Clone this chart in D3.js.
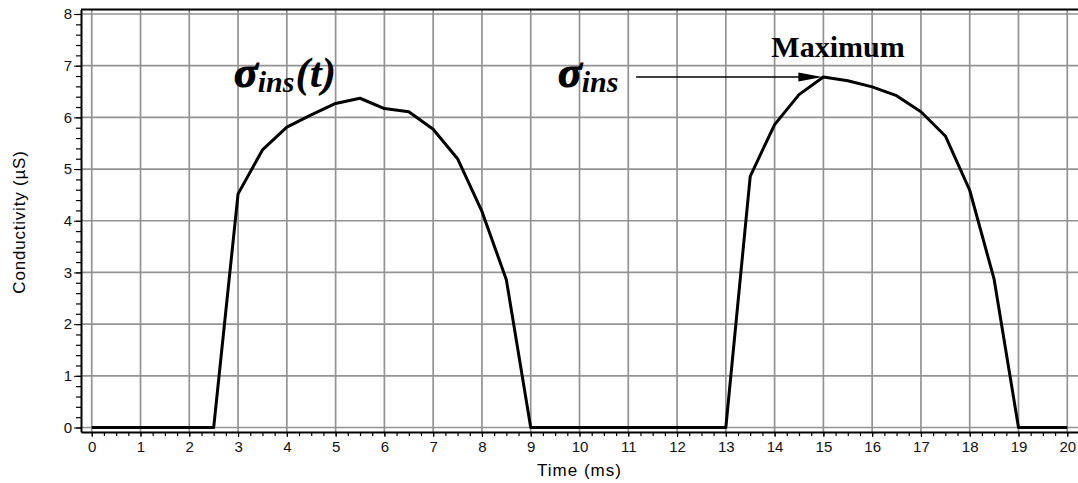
<!DOCTYPE html>
<html>
<head>
<meta charset="utf-8">
<script src="https://cdn.jsdelivr.net/npm/d3@7"></script>
<style>
  body { margin: 0; background: #fff; }
  svg { display: block; }
</style>
</head>
<body>
<div id="chart"></div>
<script>
// time in ms, conductivity in uS
const times = [0, 0.5, 1, 1.5, 2, 2.5, 3, 3.5, 4, 4.5, 5, 5.5, 6, 6.5, 7, 7.5, 8, 8.5, 9,
  9.5, 10, 10.5, 11, 11.5, 12, 12.5, 13, 13.5, 14, 14.5, 15, 15.5, 16, 16.5, 17, 17.5, 18, 18.5, 19, 19.5, 20]
const conductivity = [0, 0, 0, 0, 0, 0, 4.52, 5.37, 5.81, 6.05, 6.27, 6.37, 6.17, 6.11, 5.77, 5.2, 4.18, 2.86, 0,
  0, 0, 0, 0, 0, 0, 0, 0, 4.86, 5.86, 6.44, 6.78, 6.71, 6.59, 6.42, 6.11, 5.64, 4.59, 2.87, 0, 0, 0]
const xTicks = d3.range(0, 21, 1)
const yTicks = d3.range(0, 9, 1)

const width = 1078, height = 483
const svg = d3.select("#chart").append("svg")
  .attr("width", width)
  .attr("height", height)

const x = d3.scaleLinear().domain([-0.22, 20.22]).range([81, 1078])
const y = d3.scaleLinear().domain([-0.087, 8.087]).range([432, 9.5])

// grid
svg.append("g").selectAll("line").data(xTicks).join("line")
  .attr("x1", d => x(d)).attr("x2", d => x(d))
  .attr("y1", y.range()[0]).attr("y2", y.range()[1])
  .attr("stroke", "#939393").attr("stroke-width", 1.7)
svg.append("g").selectAll("line").data(yTicks).join("line")
  .attr("x1", x.range()[0]).attr("x2", x.range()[1])
  .attr("y1", d => y(d)).attr("y2", d => y(d))
  .attr("stroke", "#939393").attr("stroke-width", 1.7)

// minor ticks
const xMinor = d3.range(0, 20.01, 0.25)
const yMinor = d3.range(0, 8.01, 0.2)
svg.append("g").attr("transform", `translate(0,${y.range()[0]})`)
  .call(d3.axisBottom(x).tickValues(xMinor).tickSize(4).tickFormat(""))
  .call(g => g.select(".domain").remove())
  .call(g => g.selectAll("line").attr("stroke-width", 1.2))
svg.append("g").attr("transform", `translate(${x.range()[0]},0)`)
  .call(d3.axisLeft(y).tickValues(yMinor).tickSize(5).tickFormat(""))
  .call(g => g.select(".domain").remove())
  .call(g => g.selectAll("line").attr("stroke-width", 1.2))

// major axes
const xAxis = svg.append("g").attr("transform", `translate(0,${y.range()[0]})`)
  .call(d3.axisBottom(x).tickValues(xTicks).tickSize(5).tickSizeOuter(0).tickPadding(4))
xAxis.select(".domain").attr("stroke-width", 2)
xAxis.selectAll("text").style("font-family", "Liberation Sans, Arial, sans-serif")
  .style("font-size", "15px").attr("fill", "#111")

const yAxis = svg.append("g").attr("transform", `translate(${x.range()[0]},0)`)
  .call(d3.axisLeft(y).tickValues(yTicks).tickSize(7).tickSizeOuter(0).tickPadding(2))
yAxis.select(".domain").attr("stroke-width", 2)
yAxis.selectAll("text").style("font-family", "Liberation Sans, Arial, sans-serif")
  .style("font-size", "15px").attr("fill", "#111")

// top frame
svg.append("line")
  .attr("x1", x.range()[0]).attr("x2", x.range()[1])
  .attr("y1", y.range()[1]).attr("y2", y.range()[1])
  .attr("stroke", "#000").attr("stroke-width", 2)

// axis titles
svg.append("text")
  .text("Time (ms)")
  .attr("x", (x(0) + x(20)) / 2).attr("y", 476)
  .attr("text-anchor", "middle")
  .style("font-family", "Liberation Sans, Arial, sans-serif")
  .style("font-size", "17px")
  .style("letter-spacing", "1px")

svg.append("text")
  .text("Conductivity (µS)")
  .attr("transform", "translate(25,222) rotate(-90)")
  .attr("text-anchor", "middle")
  .style("font-family", "Liberation Sans, Arial, sans-serif")
  .style("font-size", "17px")
  .style("letter-spacing", "0.8px")

// the curve
const line = d3.line().x((d, i) => x(times[i])).y(d => y(d))
svg.append("path")
  .datum(conductivity)
  .attr("d", line)
  .attr("fill", "none")
  .attr("stroke", "#000")
  .attr("stroke-width", 3)
  .attr("stroke-linejoin", "round")

// annotations
const serif = "Liberation Serif, Times New Roman, serif"

function sigmaLabel(px, py, withT) {
  const t = svg.append("text")
    .attr("x", px).attr("y", py)
    .style("font-family", serif)
    .style("font-weight", "bold")
    .style("font-style", "italic")
  t.append("tspan").text("σ").style("font-size", "44px")
    .attr("stroke", "#000").attr("stroke-width", 1.2)
  t.append("tspan").text("ins").attr("dy", 5).style("font-size", "30px")
  if (withT) t.append("tspan").text("(t)").attr("dy", -5).attr("dx", 1).style("font-size", "43px")
}
sigmaLabel(234, 87, true)
sigmaLabel(558, 87, false)

svg.append("text")
  .text("Maximum")
  .attr("x", 838).attr("y", 57)
  .attr("text-anchor", "middle")
  .style("font-family", serif)
  .style("font-weight", "bold")
  .style("font-size", "30px")

const peakIndex = d3.maxIndex(conductivity)
const tipX = x(times[peakIndex]) - 1
const tipY = y(conductivity[peakIndex])
svg.append("line")
  .attr("x1", x(11.16)).attr("x2", tipX - 18)
  .attr("y1", tipY).attr("y2", tipY)
  .attr("stroke", "#000").attr("stroke-width", 1.4)
svg.append("path")
  .attr("d", `M${tipX},${tipY} L${tipX - 24},${tipY - 4.5} L${tipX - 24},${tipY + 4.5} Z`)
  .attr("fill", "#000")
</script>
</body>
</html>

What to work on: Output each line exactly; omit every picture.

Solution to the exercise:
Clone this chart in D3.js.
<!DOCTYPE html>
<html>
<head>
<meta charset="utf-8">
<script src="https://cdn.jsdelivr.net/npm/d3@7"></script>
<style>
  body { margin: 0; background: #fff; }
  svg { display: block; }
</style>
</head>
<body>
<div id="chart"></div>
<script>
// time in ms, conductivity in uS
const times = [0, 0.5, 1, 1.5, 2, 2.5, 3, 3.5, 4, 4.5, 5, 5.5, 6, 6.5, 7, 7.5, 8, 8.5, 9,
  9.5, 10, 10.5, 11, 11.5, 12, 12.5, 13, 13.5, 14, 14.5, 15, 15.5, 16, 16.5, 17, 17.5, 18, 18.5, 19, 19.5, 20]
const conductivity = [0, 0, 0, 0, 0, 0, 4.52, 5.37, 5.81, 6.05, 6.27, 6.37, 6.17, 6.11, 5.77, 5.2, 4.18, 2.86, 0,
  0, 0, 0, 0, 0, 0, 0, 0, 4.86, 5.86, 6.44, 6.78, 6.71, 6.59, 6.42, 6.11, 5.64, 4.59, 2.87, 0, 0, 0]
const xTicks = d3.range(0, 21, 1)
const yTicks = d3.range(0, 9, 1)

const width = 1078, height = 483
const svg = d3.select("#chart").append("svg")
  .attr("width", width)
  .attr("height", height)

const x = d3.scaleLinear().domain([-0.22, 20.22]).range([81, 1078])
const y = d3.scaleLinear().domain([-0.087, 8.087]).range([432, 9.5])

// grid
svg.append("g").selectAll("line").data(xTicks).join("line")
  .attr("x1", d => x(d)).attr("x2", d => x(d))
  .attr("y1", y.range()[0]).attr("y2", y.range()[1])
  .attr("stroke", "#939393").attr("stroke-width", 1.7)
svg.append("g").selectAll("line").data(yTicks).join("line")
  .attr("x1", x.range()[0]).attr("x2", x.range()[1])
  .attr("y1", d => y(d)).attr("y2", d => y(d))
  .attr("stroke", "#939393").attr("stroke-width", 1.7)

// minor ticks
const xMinor = d3.range(0, 20.01, 0.25)
const yMinor = d3.range(0, 8.01, 0.2)
svg.append("g").attr("transform", `translate(0,${y.range()[0]})`)
  .call(d3.axisBottom(x).tickValues(xMinor).tickSize(4).tickFormat(""))
  .call(g => g.select(".domain").remove())
  .call(g => g.selectAll("line").attr("stroke-width", 1.2))
svg.append("g").attr("transform", `translate(${x.range()[0]},0)`)
  .call(d3.axisLeft(y).tickValues(yMinor).tickSize(5).tickFormat(""))
  .call(g => g.select(".domain").remove())
  .call(g => g.selectAll("line").attr("stroke-width", 1.2))

// major axes
const xAxis = svg.append("g").attr("transform", `translate(0,${y.range()[0]})`)
  .call(d3.axisBottom(x).tickValues(xTicks).tickSize(5).tickSizeOuter(0).tickPadding(4))
xAxis.select(".domain").attr("stroke-width", 2)
xAxis.selectAll("text").style("font-family", "Liberation Sans, Arial, sans-serif")
  .style("font-size", "15px").attr("fill", "#111")

const yAxis = svg.append("g").attr("transform", `translate(${x.range()[0]},0)`)
  .call(d3.axisLeft(y).tickValues(yTicks).tickSize(7).tickSizeOuter(0).tickPadding(2))
yAxis.select(".domain").attr("stroke-width", 2)
yAxis.selectAll("text").style("font-family", "Liberation Sans, Arial, sans-serif")
  .style("font-size", "15px").attr("fill", "#111")

// top frame
svg.append("line")
  .attr("x1", x.range()[0]).attr("x2", x.range()[1])
  .attr("y1", y.range()[1]).attr("y2", y.range()[1])
  .attr("stroke", "#000").attr("stroke-width", 2)

// axis titles
svg.append("text")
  .text("Time (ms)")
  .attr("x", (x(0) + x(20)) / 2).attr("y", 476)
  .attr("text-anchor", "middle")
  .style("font-family", "Liberation Sans, Arial, sans-serif")
  .style("font-size", "17px")
  .style("letter-spacing", "1px")

svg.append("text")
  .text("Conductivity (µS)")
  .attr("transform", "translate(25,222) rotate(-90)")
  .attr("text-anchor", "middle")
  .style("font-family", "Liberation Sans, Arial, sans-serif")
  .style("font-size", "17px")
  .style("letter-spacing", "0.8px")

// the curve
const line = d3.line().x((d, i) => x(times[i])).y(d => y(d))
svg.append("path")
  .datum(conductivity)
  .attr("d", line)
  .attr("fill", "none")
  .attr("stroke", "#000")
  .attr("stroke-width", 3)
  .attr("stroke-linejoin", "round")

// annotations
const serif = "Liberation Serif, Times New Roman, serif"

function sigmaLabel(px, py, withT) {
  const t = svg.append("text")
    .attr("x", px).attr("y", py)
    .style("font-family", serif)
    .style("font-weight", "bold")
    .style("font-style", "italic")
  t.append("tspan").text("σ").style("font-size", "44px")
    .attr("stroke", "#000").attr("stroke-width", 1.2)
  t.append("tspan").text("ins").attr("dy", 5).style("font-size", "30px")
  if (withT) t.append("tspan").text("(t)").attr("dy", -5).attr("dx", 1).style("font-size", "43px")
}
sigmaLabel(234, 87, true)
sigmaLabel(558, 87, false)

svg.append("text")
  .text("Maximum")
  .attr("x", 838).attr("y", 57)
  .attr("text-anchor", "middle")
  .style("font-family", serif)
  .style("font-weight", "bold")
  .style("font-size", "30px")

const peakIndex = d3.maxIndex(conductivity)
const tipX = x(times[peakIndex]) - 1
const tipY = y(conductivity[peakIndex])
svg.append("line")
  .attr("x1", x(11.16)).attr("x2", tipX - 18)
  .attr("y1", tipY).attr("y2", tipY)
  .attr("stroke", "#000").attr("stroke-width", 1.4)
svg.append("path")
  .attr("d", `M${tipX},${tipY} L${tipX - 24},${tipY - 4.5} L${tipX - 24},${tipY + 4.5} Z`)
  .attr("fill", "#000")
</script>
</body>
</html>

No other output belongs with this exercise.